William Champ was born on 15th April 1808 in Essex in England. After receiving an education at the Royal Military College in Sandhurst, he joined the army at age 18.
By 1826, Champ was serving as an ensign with the 63rd Regiment of Foot. He rose to the rank of lieutenant by 1828, when the Regiment was posted to Sydney.
In 1830, Champ took part in the Black War, a conflict that ended with the virtual extermination of Tasmania’s Aboriginal population.
Champ wanted to settle in Van Diemen’s Land after this, so he sold his army commission. But he had to leave with the Regiment when it was sent to India because the official notification of his discharge didn’t reach Hobart in time. It was while he was in India that he received the notification, but decided to join the army’s ranks again.
He eventually left the army for good.
Career as a public servant
Champ returned to Van Diemen’s Land in 1834 to take up farming.
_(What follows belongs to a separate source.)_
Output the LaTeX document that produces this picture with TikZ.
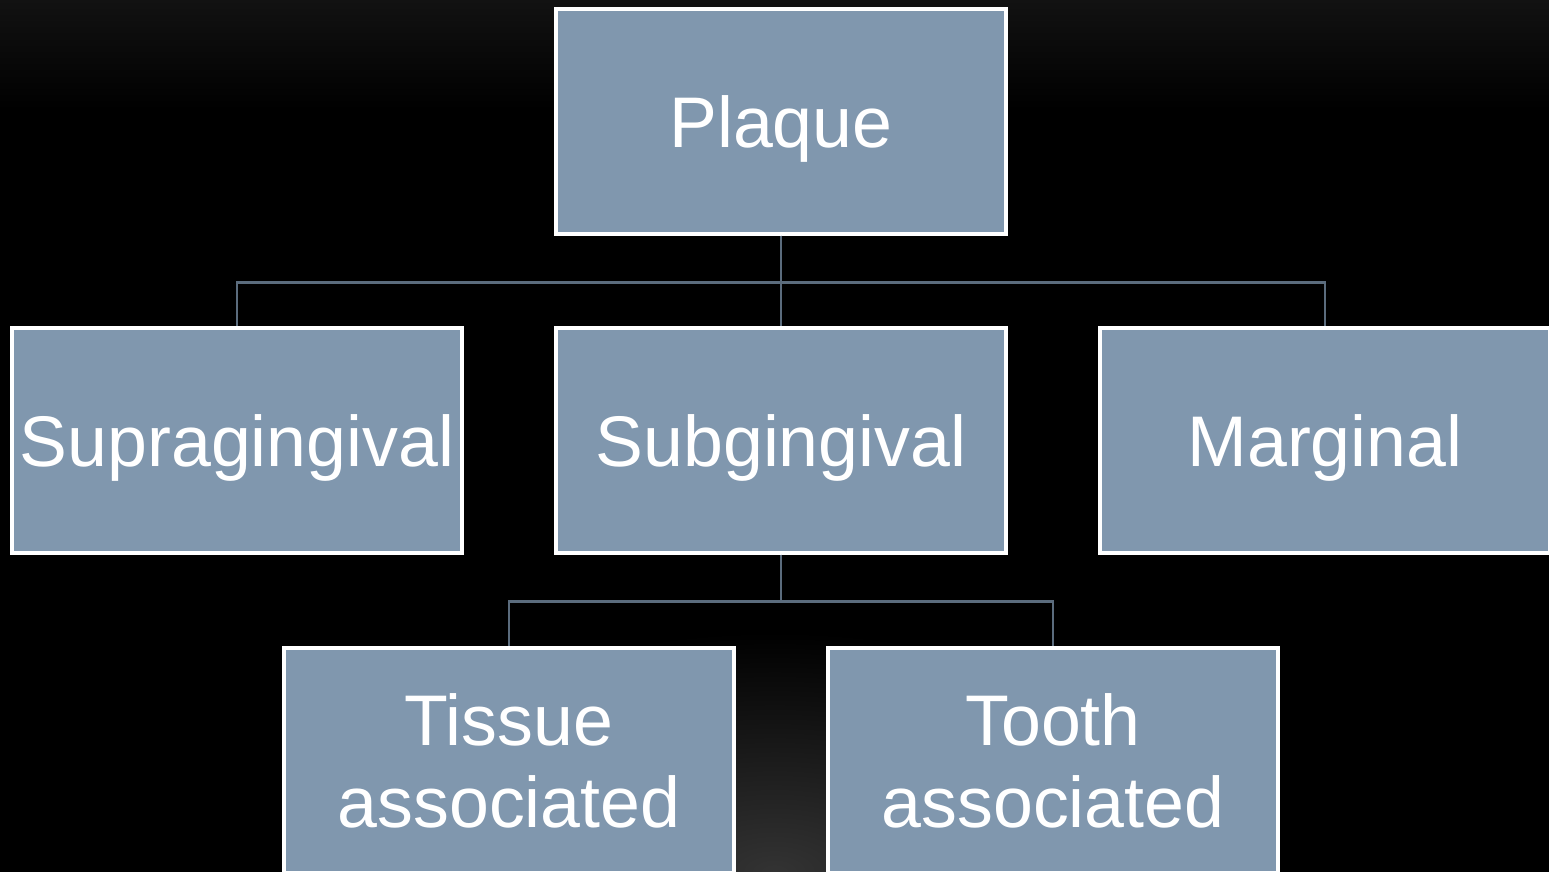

But in 1836 he was appointed as a justice of the peace, and also became assistant police magistrate in Hobart. His long career as a public servant had begun.
Meanwhile in March 1837 Champ married Helen Abigail, daughter of his neighbour, Major James Gibson, formerly of the 15th Hussars; between 1839 and 1851 they had three sons and five daughters.
In January 1844, Champ succeeded Captain Charles O’Hara Booth of the 21st Fusiliers, as commandant of the Port Arthur penal settlement. He earned a reputation as a firm, just, and humane commandant, but he clashed with Lieutenant-Governor Sir William Denison over the convict system. He established Port Arthur’s beautiful and tranquil gardens “for the ladies of the Settlement to walk in”.
Champ claimed that his salary was insufficient to cover the entertainment expenses incurred in the course of his duties as Commandant. He eventually resigned in January 1846 to become the Acting Comptroller-General of Convicts, which was a better-paid position. John Hampton took over as Comptroller-General in October 1846, and Champ returned to Port Arthur as Commandant, albeit with reduced responsibilities and a pay cut. When the position of Commandant was abolished in 1848, he was granted a £160 a year pension and stayed at Port Arthur until 1850.
In 1853, Champ was appointed as Colonial Secretary and Registrar of Records upon the recommendation of Lieutenant-Governor Denison. When responsible government in Tasmania was introduced in 1855, however, he lost these positions, but received £6,000 as compensation.
William Champ becomes Premier
Champ wasn’t out of work for long: he was elected one of the members for Launceston in the new House of Assembly, and became the first premier of Tasmania on 1st November 1856. Ironically though, he had no liking for politics. He also opposed a resolution to reduce the Governor’s salary. On 26th February 1857, Champ’s ministry ceased to hold office. He had been Premier for just 117 days. He continued briefly as opposition leader in 1857 but resigned shortly after.
In 1857, Champ succeeded John Price as Victoria’s Inspector-General of Penal Establishments. He held this position until his resignation on 31st December 1868. He was largely responsible for the building of Pentridge gaol, and his administration was considered strikingly successful.
Champ was eventually elected to represent East Bourke Boroughs in Victoria’s Legislative Assembly in 1871, but because of his dislike for politics, he resigned before the parliamentary session ended in March 1874.
William Champ died in East Melbourne on 25th August 1892, aged 84.
In a letter to Denison, 22 May 1852, Bishop Robert Willson wrote of Champ’s ‘universally acknowledged talents, his zeal, energy and unflinching integrity, [and] his character for justice, even among the worst description of the convict class’.
This assessment of Champ appears appropriate for his career both in Tasmania and Victoria.